The worst offender is her new neighbor, Oliver Cunningham—the grown son of the very family Naomi’s mother used to work for. Oliver used to torment Naomi when they were children, and as a ridiculously attractive adult, he’s tormenting her in entirely different ways. Now they find themselves engaged in a battle-of-wills that will either consume or destroy them…
Filled with charm and heart and plenty of sex and snark, this entertaining series will hook you from the very first page.
Lauren Layne is one of those authors I can reliably count on to deliver a romance I will read and enjoy thoroughly. I’ve come to expect steam and banter from her and while Passion on Park Avenue definitely has some great chemistry b/w the MCs, its soft in a way no book I’ve read by her is.

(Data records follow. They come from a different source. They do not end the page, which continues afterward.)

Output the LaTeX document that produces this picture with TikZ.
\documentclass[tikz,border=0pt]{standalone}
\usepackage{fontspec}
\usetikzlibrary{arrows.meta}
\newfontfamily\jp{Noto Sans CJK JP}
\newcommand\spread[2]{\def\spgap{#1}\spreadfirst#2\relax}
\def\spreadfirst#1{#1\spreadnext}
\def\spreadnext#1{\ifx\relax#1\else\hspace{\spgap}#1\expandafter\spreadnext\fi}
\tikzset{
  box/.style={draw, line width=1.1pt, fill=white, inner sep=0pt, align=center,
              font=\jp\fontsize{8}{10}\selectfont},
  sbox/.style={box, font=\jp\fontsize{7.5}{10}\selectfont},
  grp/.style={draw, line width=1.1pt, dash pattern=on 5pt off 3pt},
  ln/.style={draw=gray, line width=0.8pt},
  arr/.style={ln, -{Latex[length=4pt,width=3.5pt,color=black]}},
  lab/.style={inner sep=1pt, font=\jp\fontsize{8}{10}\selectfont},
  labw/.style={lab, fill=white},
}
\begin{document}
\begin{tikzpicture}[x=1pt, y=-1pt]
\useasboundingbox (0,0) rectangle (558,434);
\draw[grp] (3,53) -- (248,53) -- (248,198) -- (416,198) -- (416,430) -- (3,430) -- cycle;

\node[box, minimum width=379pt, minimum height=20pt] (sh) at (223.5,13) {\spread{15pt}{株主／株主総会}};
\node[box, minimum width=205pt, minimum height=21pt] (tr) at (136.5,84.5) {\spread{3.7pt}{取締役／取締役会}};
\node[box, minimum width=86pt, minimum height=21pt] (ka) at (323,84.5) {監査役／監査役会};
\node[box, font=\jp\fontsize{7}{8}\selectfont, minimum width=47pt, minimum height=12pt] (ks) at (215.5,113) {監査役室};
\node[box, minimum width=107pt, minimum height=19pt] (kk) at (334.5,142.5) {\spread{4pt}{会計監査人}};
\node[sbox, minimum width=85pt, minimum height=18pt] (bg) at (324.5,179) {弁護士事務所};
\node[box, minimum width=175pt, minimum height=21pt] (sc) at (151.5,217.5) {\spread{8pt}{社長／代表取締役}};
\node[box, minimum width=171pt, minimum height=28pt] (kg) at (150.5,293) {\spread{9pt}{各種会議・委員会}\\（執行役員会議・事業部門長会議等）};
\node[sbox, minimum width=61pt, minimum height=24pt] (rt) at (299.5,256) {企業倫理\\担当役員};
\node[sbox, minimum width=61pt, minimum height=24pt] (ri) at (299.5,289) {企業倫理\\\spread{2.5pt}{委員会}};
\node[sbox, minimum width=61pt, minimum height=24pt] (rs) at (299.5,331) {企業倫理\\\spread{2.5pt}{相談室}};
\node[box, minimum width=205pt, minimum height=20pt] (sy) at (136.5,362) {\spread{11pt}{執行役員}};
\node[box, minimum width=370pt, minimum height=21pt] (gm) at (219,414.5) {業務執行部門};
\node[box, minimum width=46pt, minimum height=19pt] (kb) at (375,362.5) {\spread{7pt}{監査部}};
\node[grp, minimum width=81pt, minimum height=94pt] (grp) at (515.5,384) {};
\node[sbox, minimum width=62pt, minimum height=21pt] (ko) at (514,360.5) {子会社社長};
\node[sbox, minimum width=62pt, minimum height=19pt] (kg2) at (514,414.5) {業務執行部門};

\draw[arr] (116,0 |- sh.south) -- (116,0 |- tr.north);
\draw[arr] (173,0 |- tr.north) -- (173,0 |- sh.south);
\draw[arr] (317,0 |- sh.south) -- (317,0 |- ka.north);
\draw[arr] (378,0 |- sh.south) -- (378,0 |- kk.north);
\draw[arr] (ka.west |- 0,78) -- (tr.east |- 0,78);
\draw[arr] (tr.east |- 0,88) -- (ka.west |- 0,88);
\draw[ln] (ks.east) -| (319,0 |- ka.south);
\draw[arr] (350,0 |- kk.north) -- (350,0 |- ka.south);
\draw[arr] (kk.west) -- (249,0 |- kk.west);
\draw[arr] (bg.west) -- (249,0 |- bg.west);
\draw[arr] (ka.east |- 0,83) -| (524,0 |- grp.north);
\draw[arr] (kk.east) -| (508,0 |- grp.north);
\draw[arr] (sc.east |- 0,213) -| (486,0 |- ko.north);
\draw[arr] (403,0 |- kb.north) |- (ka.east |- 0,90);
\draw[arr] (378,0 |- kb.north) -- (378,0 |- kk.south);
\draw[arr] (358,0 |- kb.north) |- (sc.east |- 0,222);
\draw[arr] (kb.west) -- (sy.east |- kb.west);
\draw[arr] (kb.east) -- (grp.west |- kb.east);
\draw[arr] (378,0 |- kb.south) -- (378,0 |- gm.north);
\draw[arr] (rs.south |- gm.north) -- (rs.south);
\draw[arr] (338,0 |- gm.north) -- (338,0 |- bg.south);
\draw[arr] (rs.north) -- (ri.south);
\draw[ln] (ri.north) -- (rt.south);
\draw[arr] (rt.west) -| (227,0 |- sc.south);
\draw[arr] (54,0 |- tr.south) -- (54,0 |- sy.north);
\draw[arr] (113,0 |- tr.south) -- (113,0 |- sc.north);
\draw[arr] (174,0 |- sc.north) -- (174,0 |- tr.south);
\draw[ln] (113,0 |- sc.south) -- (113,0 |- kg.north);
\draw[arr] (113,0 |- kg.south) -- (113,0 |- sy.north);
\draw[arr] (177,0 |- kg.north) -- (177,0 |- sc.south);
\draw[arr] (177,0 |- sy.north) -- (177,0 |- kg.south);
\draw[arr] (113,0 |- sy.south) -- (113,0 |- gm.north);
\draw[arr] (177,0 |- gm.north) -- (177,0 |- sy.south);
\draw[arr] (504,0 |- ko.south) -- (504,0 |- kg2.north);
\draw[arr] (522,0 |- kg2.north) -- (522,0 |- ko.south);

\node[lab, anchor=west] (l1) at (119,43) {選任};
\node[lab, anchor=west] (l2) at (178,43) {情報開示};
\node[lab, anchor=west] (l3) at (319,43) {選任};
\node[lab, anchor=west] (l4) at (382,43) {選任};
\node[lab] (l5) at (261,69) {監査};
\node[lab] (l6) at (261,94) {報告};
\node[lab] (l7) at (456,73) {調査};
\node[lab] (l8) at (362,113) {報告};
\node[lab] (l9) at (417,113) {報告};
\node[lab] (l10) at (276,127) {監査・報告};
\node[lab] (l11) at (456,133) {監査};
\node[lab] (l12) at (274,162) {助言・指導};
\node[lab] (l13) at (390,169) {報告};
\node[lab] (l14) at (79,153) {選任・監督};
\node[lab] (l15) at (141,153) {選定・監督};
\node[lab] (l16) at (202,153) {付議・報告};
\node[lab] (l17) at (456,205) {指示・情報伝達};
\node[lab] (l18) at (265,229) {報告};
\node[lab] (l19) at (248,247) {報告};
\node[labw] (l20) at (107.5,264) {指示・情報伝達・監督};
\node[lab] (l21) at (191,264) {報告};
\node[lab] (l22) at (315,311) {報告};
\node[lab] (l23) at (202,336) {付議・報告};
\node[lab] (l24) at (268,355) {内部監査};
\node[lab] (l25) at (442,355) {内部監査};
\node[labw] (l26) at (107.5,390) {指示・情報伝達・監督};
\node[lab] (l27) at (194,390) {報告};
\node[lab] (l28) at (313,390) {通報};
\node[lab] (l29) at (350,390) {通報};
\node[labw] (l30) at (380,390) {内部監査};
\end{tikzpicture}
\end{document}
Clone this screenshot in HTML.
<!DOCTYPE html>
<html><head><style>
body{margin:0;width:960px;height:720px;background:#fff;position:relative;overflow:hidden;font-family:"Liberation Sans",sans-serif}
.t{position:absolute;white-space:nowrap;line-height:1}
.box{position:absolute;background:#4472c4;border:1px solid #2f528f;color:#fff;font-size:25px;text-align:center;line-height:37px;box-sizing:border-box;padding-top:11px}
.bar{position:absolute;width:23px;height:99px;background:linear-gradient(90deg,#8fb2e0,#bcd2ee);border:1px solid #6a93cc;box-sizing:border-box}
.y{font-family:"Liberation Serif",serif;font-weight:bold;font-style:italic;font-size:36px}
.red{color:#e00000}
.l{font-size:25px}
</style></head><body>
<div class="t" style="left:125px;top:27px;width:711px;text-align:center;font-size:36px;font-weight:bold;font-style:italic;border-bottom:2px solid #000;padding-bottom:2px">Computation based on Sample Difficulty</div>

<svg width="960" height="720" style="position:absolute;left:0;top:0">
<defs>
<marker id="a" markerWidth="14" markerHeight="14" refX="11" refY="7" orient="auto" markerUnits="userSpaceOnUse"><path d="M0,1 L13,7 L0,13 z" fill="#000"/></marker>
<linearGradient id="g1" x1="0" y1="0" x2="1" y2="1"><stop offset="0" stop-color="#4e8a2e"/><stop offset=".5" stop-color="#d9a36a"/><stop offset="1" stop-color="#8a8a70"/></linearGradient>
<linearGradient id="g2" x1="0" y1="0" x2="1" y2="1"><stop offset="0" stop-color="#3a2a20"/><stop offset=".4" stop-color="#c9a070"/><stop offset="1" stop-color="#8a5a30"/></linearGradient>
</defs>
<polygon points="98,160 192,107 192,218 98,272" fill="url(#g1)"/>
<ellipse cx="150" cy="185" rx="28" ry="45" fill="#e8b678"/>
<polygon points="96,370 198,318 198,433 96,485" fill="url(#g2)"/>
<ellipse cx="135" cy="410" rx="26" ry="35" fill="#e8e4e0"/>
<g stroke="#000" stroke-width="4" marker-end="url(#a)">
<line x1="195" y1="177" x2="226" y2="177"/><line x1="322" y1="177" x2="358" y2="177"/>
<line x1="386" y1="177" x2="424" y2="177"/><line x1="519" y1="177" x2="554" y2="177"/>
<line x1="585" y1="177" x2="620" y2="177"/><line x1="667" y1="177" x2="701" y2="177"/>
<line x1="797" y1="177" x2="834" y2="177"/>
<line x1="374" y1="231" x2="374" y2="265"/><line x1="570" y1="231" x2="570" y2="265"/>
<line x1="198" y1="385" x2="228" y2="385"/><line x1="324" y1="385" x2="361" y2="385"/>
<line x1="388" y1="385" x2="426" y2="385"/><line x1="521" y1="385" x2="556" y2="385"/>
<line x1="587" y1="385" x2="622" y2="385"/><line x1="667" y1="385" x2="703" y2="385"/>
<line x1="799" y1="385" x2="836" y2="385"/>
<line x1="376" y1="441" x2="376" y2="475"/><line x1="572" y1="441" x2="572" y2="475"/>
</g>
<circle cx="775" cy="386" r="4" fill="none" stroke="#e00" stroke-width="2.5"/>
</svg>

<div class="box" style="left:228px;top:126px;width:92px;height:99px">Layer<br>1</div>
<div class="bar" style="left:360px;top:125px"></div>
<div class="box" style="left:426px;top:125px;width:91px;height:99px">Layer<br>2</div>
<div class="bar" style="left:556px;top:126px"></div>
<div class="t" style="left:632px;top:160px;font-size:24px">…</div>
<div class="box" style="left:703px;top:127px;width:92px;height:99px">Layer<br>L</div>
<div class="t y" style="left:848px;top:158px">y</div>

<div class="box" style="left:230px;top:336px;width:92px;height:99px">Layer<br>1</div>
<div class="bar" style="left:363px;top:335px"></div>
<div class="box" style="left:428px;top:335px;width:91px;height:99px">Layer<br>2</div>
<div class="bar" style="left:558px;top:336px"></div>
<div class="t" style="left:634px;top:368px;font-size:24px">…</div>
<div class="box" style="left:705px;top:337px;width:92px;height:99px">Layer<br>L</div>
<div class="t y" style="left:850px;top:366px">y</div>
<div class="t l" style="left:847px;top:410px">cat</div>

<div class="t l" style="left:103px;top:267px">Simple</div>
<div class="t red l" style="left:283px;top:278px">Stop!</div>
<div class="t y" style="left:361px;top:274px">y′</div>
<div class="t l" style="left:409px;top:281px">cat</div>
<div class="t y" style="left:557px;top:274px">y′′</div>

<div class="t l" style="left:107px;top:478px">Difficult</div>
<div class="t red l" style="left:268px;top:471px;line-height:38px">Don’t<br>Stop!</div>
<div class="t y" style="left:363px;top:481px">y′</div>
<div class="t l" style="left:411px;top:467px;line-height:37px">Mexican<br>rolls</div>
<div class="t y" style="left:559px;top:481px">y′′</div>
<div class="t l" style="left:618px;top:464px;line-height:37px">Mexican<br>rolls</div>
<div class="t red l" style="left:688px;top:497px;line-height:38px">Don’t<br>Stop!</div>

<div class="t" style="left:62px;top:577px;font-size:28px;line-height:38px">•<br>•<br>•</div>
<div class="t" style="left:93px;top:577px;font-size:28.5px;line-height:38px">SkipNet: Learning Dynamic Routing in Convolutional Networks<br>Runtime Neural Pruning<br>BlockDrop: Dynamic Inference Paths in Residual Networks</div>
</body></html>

Instead of characters who are constantly clashing and fighting their attraction, we have characters who are fighting their attraction but also very nice to each other.
When Naomi shows up at 517 Park Avenue, the very place she was kicked out of two decades ago, she isn’t really sure what to expect. Part of her wants revenge against the family that ruined her life and the other part of her just wants closure.
The Cunninghams are not who she remembers them to be- after all, a lot can happen in two decades. Soon she is sucked into their lives and finds herself not really wanting to leave. It’s too late for revenge but it’s not too late for Naomi to finally have the HEA she deserves.
Passion on Park Avenue didn’t truly blow me away but Oliver and Naomi are great characters and I really enjoyed watching them figure out and deal with their attraction to one another. Everything is just SO SOFT.